For God may have told us to be fruitful, but He also tells us, as Jesus said, to love Him with all one’s heart, soul and mind. But to do so means to perform good works to that end and to have faith in Him. Jesus also told his disciples to spread the Word of God, that whoever believes in Him will be saved. For the poor man in Revelation, he believes it is only enough that he be materially rich, since he is unaware of the riches associated with one’s faith in God.
So it appears that the person in revelation is mocking the poor man, saying, ‘You want to be like me, then fine, strive for fine things so you may be rich like me,’ knowing that the person will still be poor since he is ignorant of God. And it may be assumed that the person in Revelation knows that inasmuch as a rich person will not see God, that person will dispose of his riches before his time comes to leave the earth.

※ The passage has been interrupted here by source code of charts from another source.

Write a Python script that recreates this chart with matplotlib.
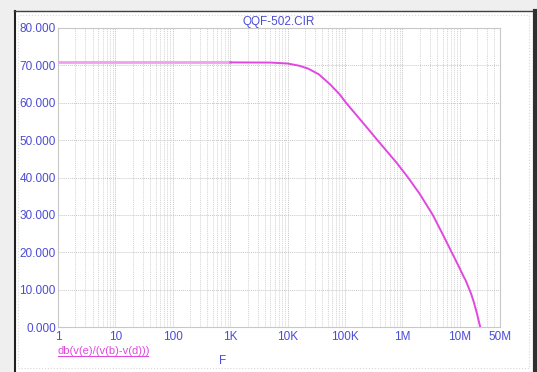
import numpy as np
import matplotlib.pyplot as plt
from matplotlib.patches import Rectangle
from matplotlib.ticker import FixedLocator, NullFormatter

# frequency response
freq = [1, 10, 100, 1e3, 5e3, 1e4, 1.6e4, 2.3e4, 3.5e4, 5.5e4, 8e4, 1.04e5,
        1.5e5, 2.06e5, 3.66e5, 5.5e5, 8.05e5, 1.25e6, 2e6, 3.37e6, 5.3e6,
        7.2e6, 9.5e6, 1.18e7, 1.26e7, 1.57e7, 1.77e7, 2e7, 2.26e7]
db = [70.8, 70.8, 70.8, 70.8, 70.75, 70.5, 69.9, 69.1, 67.6, 64.9, 62.3, 60.0,
      57.1, 54.6, 50.0, 46.8, 43.8, 40.0, 35.6, 30.0, 24.1,
      20.0, 16.3, 13.3, 12.5, 8.9, 6.4, 3.4, 0.0]

xtick_vals = [1, 10, 100, 1e3, 1e4, 1e5, 1e6, 1e7, 5e7]
xtick_labels = ['1', '10', '100', '1K', '10K', '100K', '1M', '10M', '50M']
ytick_vals = [0, 10, 20, 30, 40, 50, 60, 70, 80]
ytick_labels = ['%.3f' % v for v in ytick_vals]

plt.rcParams['font.family'] = ['Liberation Sans', 'DejaVu Sans']
blue = '#4c4cd6'
magenta = '#e048e0'

fig = plt.figure(figsize=(5.37, 3.72), dpi=100)
fig.patch.set_facecolor('#efefef')
W, H = 537, 372

# window frame
fig.patches.append(Rectangle((14 / W, 0), (533 - 14) / W, (H - 11) / H,
                             transform=fig.transFigure, facecolor='white',
                             edgecolor='none', zorder=0))
fig.add_artist(plt.Line2D([14.5 / W, 14.5 / W], [0, (H - 11) / H], transform=fig.transFigure,
                          color='#202020', lw=1.5, zorder=0.5))
fig.add_artist(plt.Line2D([14 / W, 533 / W], [(H - 11) / H, (H - 11) / H], transform=fig.transFigure,
                          color='#404040', lw=1.0, zorder=0.5))
fig.add_artist(plt.Line2D([534.5 / W, 534.5 / W], [0, (H - 11) / H], transform=fig.transFigure,
                          color='#303030', lw=3, zorder=0.5))
fig.add_artist(Rectangle((18 / W, 4 / H), (529 - 18) / W, (H - 15 - 4) / H,
                         transform=fig.transFigure, facecolor='none',
                         edgecolor='#d8d8d8', lw=0.8, ls=':', zorder=0.5))

ax = fig.add_axes([58 / W, 1 - 327 / H, (500 - 58) / W, (327 - 28) / H])
ax.set_zorder(5)
ax.set_facecolor('white')
ax.set_xscale('log')
ax.set_xlim(1, 5e7)
ax.set_ylim(0, 80)

ax.xaxis.set_major_locator(FixedLocator(xtick_vals))
ax.set_xticklabels(xtick_labels)
minors = [m * 10 ** d for d in range(0, 8) for m in range(2, 10) if m * 10 ** d < 5e7]
ax.xaxis.set_minor_locator(FixedLocator(minors))
ax.xaxis.set_minor_formatter(NullFormatter())
ax.set_yticks(ytick_vals)
ax.set_yticklabels(ytick_labels)

ax.tick_params(axis='both', which='both', length=0, labelsize=8.5, labelcolor=blue)
ax.tick_params(axis='x', pad=3)
ax.tick_params(axis='y', pad=1.5)

ax.grid(True, which='major', color='#c8c8c8', lw=0.7, ls=(0, (1, 1)))
ax.grid(True, which='minor', axis='x', color='#d4d4d4', lw=0.7, ls=(0, (1, 1)))
for s in ax.spines.values():
    s.set_color('#c8c8c8')
    s.set_linewidth(0.8)

# light segment up to 1K, stronger after
i = freq.index(1e3)
ax.plot(freq[:i + 1], db[:i + 1], color='#f0a0f0', lw=2.0, zorder=3)
ax.plot(freq[i:], db[i:], color=magenta, lw=1.4, zorder=3, solid_joinstyle='round')

ax.set_title('QQF-502.CIR', fontsize=8.5, color=blue, pad=2)
fig.text(58 / W, 1 - 351 / H, 'db(v(e)/(v(b)-v(d)))', fontsize=8, color=magenta,
         ha='left', va='center', zorder=6)
fig.add_artist(plt.Line2D([58 / W, 148 / W], [1 - 356 / H, 1 - 356 / H],
                          transform=fig.transFigure, color=magenta, lw=0.8, zorder=6))
fig.text(223 / W, 1 - 361 / H, 'F', fontsize=8.5, color=blue, ha='center', va='center', zorder=6)

fig.savefig('out.png', dpi=100, facecolor=fig.get_facecolor())
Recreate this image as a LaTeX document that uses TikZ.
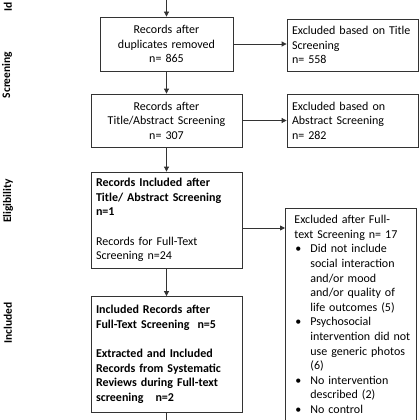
\documentclass[tikz,border=0pt]{standalone}
\usepackage{fontspec}
\setmainfont{Carlito}
\usetikzlibrary{arrows.meta}
\tikzset{
  box/.style={draw=black!80, line width=0.8pt, rectangle, inner sep=4pt,
    font=\fontsize{12}{14.6}\selectfont, text=black},
  arr/.style={draw=black!80, line width=0.8pt, -{Triangle[length=5pt,width=5pt]}},
  phase/.style={rotate=90, font=\fontsize{11.5}{12}\selectfont\bfseries, text=black, inner sep=0pt}
}
\begin{document}
\begin{tikzpicture}[x=1pt,y=-1pt]
\useasboundingbox (0,0) rectangle (420,420);
\clip (0,0) rectangle (420,420);
\fill[white] (0,0) rectangle (420,420);
% phase labels
\node[phase, anchor=west] (pid) at (8,12) {Id};
\node[phase] (pscr) at (7,75) {Screening};
\node[phase] (pelig) at (8,201) {Eligibility};
\node[phase] (pincl) at (8,323) {Included};
% main boxes
\node[box, minimum width=133pt, minimum height=54pt, text width=125pt, align=center] (b1) at (166.5,44)
  {Records after\\duplicates removed\\n= 865};
\node[box, minimum width=151pt, minimum height=53pt, text width=143pt, align=center] (b2) at (166.5,120.5)
  {Records after\\Title/Abstract Screening\\n= 307};
\node[box, minimum width=151pt, minimum height=96pt, text width=141pt, align=left, inner xsep=5pt] (b3) at (166.5,220)
  {\textbf{Records Included after}\\\textbf{Title/ Abstract Screening}\\\textbf{n=1}\\[14.6pt]Records for Full-Text\\Screening n=24};
\node[box, minimum width=151pt, minimum height=116pt, text width=141pt, align=left, inner xsep=5pt] (b5) at (166.5,354.5)
  {\bfseries Included Records after\\Full-Text Screening\ \ n=5\\[14.6pt]Extracted and Included\\Records from Systematic\\Reviews during Full-text\\screening\ \ \ n=2};
% excluded boxes
\node[box, minimum width=131pt, minimum height=52pt, text width=121pt, align=left, inner xsep=5pt] (e1) at (352.5,45)
  {Excluded based on Title\\Screening\\n= 558};
\node[box, minimum width=131pt, minimum height=53pt, text width=121pt, align=left, inner xsep=5pt] (e2) at (352.5,120.5)
  {Excluded based on\\Abstract Screening\\n= 282};
\node[box, anchor=north west, minimum width=131pt, text width=121pt, align=left, inner xsep=5pt, inner ysep=7pt] (e3) at (285,208)
  {\hspace*{4pt}Excluded after Full-\\\hspace*{4pt}text Screening n= 17\\
   \hspace*{4pt}\makebox[16pt][l]{\hspace{1pt}•}Did not include\\
   \hspace*{20pt}social interaction\\
   \hspace*{20pt}and/or mood\\
   \hspace*{20pt}and/or quality of\\
   \hspace*{20pt}life outcomes (5)\\
   \hspace*{4pt}\makebox[16pt][l]{\hspace{1pt}•}Psychosocial\\
   \hspace*{20pt}intervention did not\\
   \hspace*{20pt}use generic photos\\
   \hspace*{20pt}(6)\\
   \hspace*{4pt}\makebox[16pt][l]{\hspace{1pt}•}No intervention\\
   \hspace*{20pt}described (2)\\
   \hspace*{4pt}\makebox[16pt][l]{\hspace{1pt}•}No control\\
   \hspace*{20pt}\phantom{group}};
% connectors
\coordinate (top) at (166.5,-2);
\coordinate (bot) at (166.5,425);
\draw[arr] (top) -- (b1.north);
\draw[arr] (b1) -- (b2);
\draw[arr] (b2) -- (b3);
\draw[arr] (b3) -- (b5);
\draw[draw=black!80, line width=0.8pt] (b5.south) -- (bot);
\draw[arr] (b1.east) -- (b1.east -| e1.west);
\draw[arr] (b2.east) -- (b2.east -| e2.west);
\draw[arr] (b3.east |- 0,228) -- (e3.west |- 0,228);
\end{tikzpicture}
\end{document}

Those riches could be given to the poor man being spoken to, but that doesn’t bring the poor man any closer to God in that sense.
That poor man may not be “poor in spirit,” since he aspires to be rich without any real efforts of his own, and he seems to do so out of arrogance. His attitude may very well be, if he even knew of God, ‘Fine, if God exists and He said that the Kingdom of Heaven belongs to the poor, then am I not poor, and so am I not deserving of the Kingdom of Heaven? For this, GOD OWES ME.”
The conversation between the person and the poor man in Revelation could very well be between Cain and Abel. Abel prospered, inasmuch as he raised sheep. In that sense, he was fruitful. Cain, on the other hand, was not fruitful. He pulled out of the ground a plant which happened to be there, had already existed, and wasn’t the result of Cain’s efforts to raise it. Cain in his ignorance didn’t realize that his ambition of merely possessing things that already existed did not make him a better person than Adam in the Eyes of God. Cain would have been better off raising something, working by the sweat of his brow than to merely take something that originally belonged to someone else, in this case, to God.
You may walk along a busy street, wearing fine clothes that you obtained as the result of your own efforts to prosper by the sweat of your brow, and you may be confronted by a homeless person who has rags for clothes. The homeless person may say, ‘I would like to be rich like you,’ not realizing that under God, riches are obtained not by asking for them but by one’s own efforts. They may not realize that under God, the poor who will possess the Kingdom of Heaven are not those who purposely do nothing for themselves; the poor that Jesus spoke of in his Sermon on the Mount are those who cannot help themselves because of things beyond their control and so would need help from others. Those are the poor under God.